By the way, I used Google Book search to locate that material. The advanced search feature allows you to set a range of dates for the search, and I plugged in 1780-1940 and up popped that reference. Research is getting too easy. You young whipper-snappers don't know what real work is these days. . .[grumble]


----------



## Rich Koster (Nov 4, 2009)

[video=youtube;skU-jBFzXl0]http://www.youtube.com/watch?v=skU-jBFzXl0[/video]


----------



## DMcFadden (Nov 4, 2009)

Wayne said:


> Seth:
> 
> Thanks for that link, though I regret to see it is closed. Calling Dr. McMahon!!!
> 
> ...



Congrats on the historical research. I have seen numerous (normally quite reliable) sources claim that Boettner was the first attested instance of the acronym.

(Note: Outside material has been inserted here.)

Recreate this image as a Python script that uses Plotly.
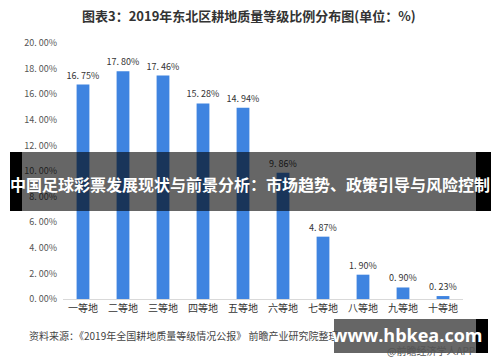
import plotly.graph_objects as go

categories = ["一等地", "二等地", "三等地", "四等地", "五等地", "六等地", "七等地", "八等地", "九等地", "十等地"]
values = [16.75, 17.80, 17.46, 15.28, 14.94, 9.86, 4.87, 1.90, 0.90, 0.23]
ytick_vals = [0, 2, 4, 6, 8, 10, 12, 14, 16, 18, 20]
ytick_text = ["0. 00%", "2. 00%", "4. 00%", "6. 00%", "8. 00%", "10. 00%", "12. 00%", "14. 00%", "16. 00%", "18. 00%", "20. 00%"]
bar_labels = [f"{v:.2f}".replace(".", ". ") + "%" for v in values]

title_text = "图表3：2019年东北区耕地质量等级比例分布图(单位：%)"
banner_text = "中国足球彩票发展现状与前景分析：市场趋势、政策引导与风险控制"
source_text = "资料来源：《2019年全国耕地质量等级情况公报》 前瞻产业研究院整理"
site_text = "www.hbkea.com"
app_text = "@前瞻经济学人APP"

W, H = 500, 362
L, R, T, B = 63, 37, 43, 63
PW, PH = W - L - R, H - T - B

def px(x):
    return (x - L) / PW

def py(y):
    return (H - B - y) / PH

CJK = "Noto Sans CJK SC, Noto Sans, sans-serif"

fig = go.Figure(go.Bar(
    x=categories, y=values, width=0.32,
    marker=dict(color="#3f84e0", line=dict(width=0)),
    text=bar_labels, textposition="outside", constraintext="none",
    textfont=dict(size=9, color="#333333", family=CJK),
    cliponaxis=False,
))

fig.update_layout(
    width=W, height=H,
    margin=dict(l=L, r=R, t=T, b=B),
    paper_bgcolor="white", plot_bgcolor="white",
    showlegend=False,
    xaxis=dict(showgrid=False, showline=True, linecolor="#d9d9d9", linewidth=1,
               tickfont=dict(size=10, color="#333333", family=CJK), ticks="",
               range=[-0.5, 9.5]),
    yaxis=dict(range=[0, 20], tickvals=ytick_vals, ticktext=ytick_text, showgrid=False,
               zeroline=False, showline=False, ticks="",
               tickfont=dict(size=9, color="#555555", family=CJK), ticklabelstandoff=5),
)

shapes = [
    dict(type="rect", xref="paper", yref="paper", x0=px(22), x1=px(476), y0=py(211), y1=py(152),
         fillcolor="rgba(0,0,0,0.6)", line=dict(width=0), layer="above"),
    dict(type="rect", xref="paper", yref="paper", x0=px(10), x1=px(22), y0=py(211), y1=py(152),
         fillcolor="black", line=dict(width=0), layer="above"),
    dict(type="rect", xref="paper", yref="paper", x0=px(476), x1=px(491), y0=py(211), y1=py(152),
         fillcolor="black", line=dict(width=0), layer="above"),
    dict(type="rect", xref="paper", yref="paper", x0=px(334), x1=px(476), y0=py(353), y1=py(319),
         fillcolor="rgba(0,0,0,0.6)", line=dict(width=0), layer="above"),
    dict(type="rect", xref="paper", yref="paper", x0=px(476), x1=px(488), y0=py(353), y1=py(319),
         fillcolor="black", line=dict(width=0), layer="above"),
]
fig.update_layout(shapes=shapes)

annotations = [
    dict(text="<b>" + title_text + "</b>", x=px(249), y=py(15), xref="paper", yref="paper",
         showarrow=False, font=dict(size=13, color="#333333", family=CJK), xanchor="center", yanchor="middle"),
    dict(text=source_text, x=px(27), y=py(335), xref="paper", yref="paper",
         showarrow=False, font=dict(size=10, color="#444444", family=CJK), xanchor="left", yanchor="middle"),
    dict(text=app_text, x=px(477), y=py(350), xref="paper", yref="paper",
         showarrow=False, font=dict(size=10, color="#555555", family=CJK), xanchor="right", yanchor="middle"),
    dict(text="<b>" + banner_text + "</b>", x=px(250), y=py(184), xref="paper", yref="paper",
         showarrow=False, font=dict(size=16, color="white", family=CJK), xanchor="center", yanchor="middle"),
    dict(text="<b>" + site_text + "</b>", x=px(407), y=py(335), xref="paper", yref="paper",
         showarrow=False, font=dict(size=18, color="white", family="Open Sans, Liberation Sans, sans-serif"),
         xanchor="center", yanchor="middle"),
]
fig.update_layout(annotations=annotations)

fig.write_html("out.html", config={"displayModeBar": False},
               post_script="document.body.style.margin='0';")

Nice catch, Wayne!


----------



## Jimmy the Greek (Nov 6, 2009)

Here is a link to Google books and the article by Vail which Wayne referenced above:
New outlook - Google Books

It looks like Wayne is the winner of the contest by identifying the earliest published usage of the acronym TULIP!


----------



## Wayne (Nov 6, 2009)

Whadda I win???!!! Whadda I win???!!!

oh: fond congratulations.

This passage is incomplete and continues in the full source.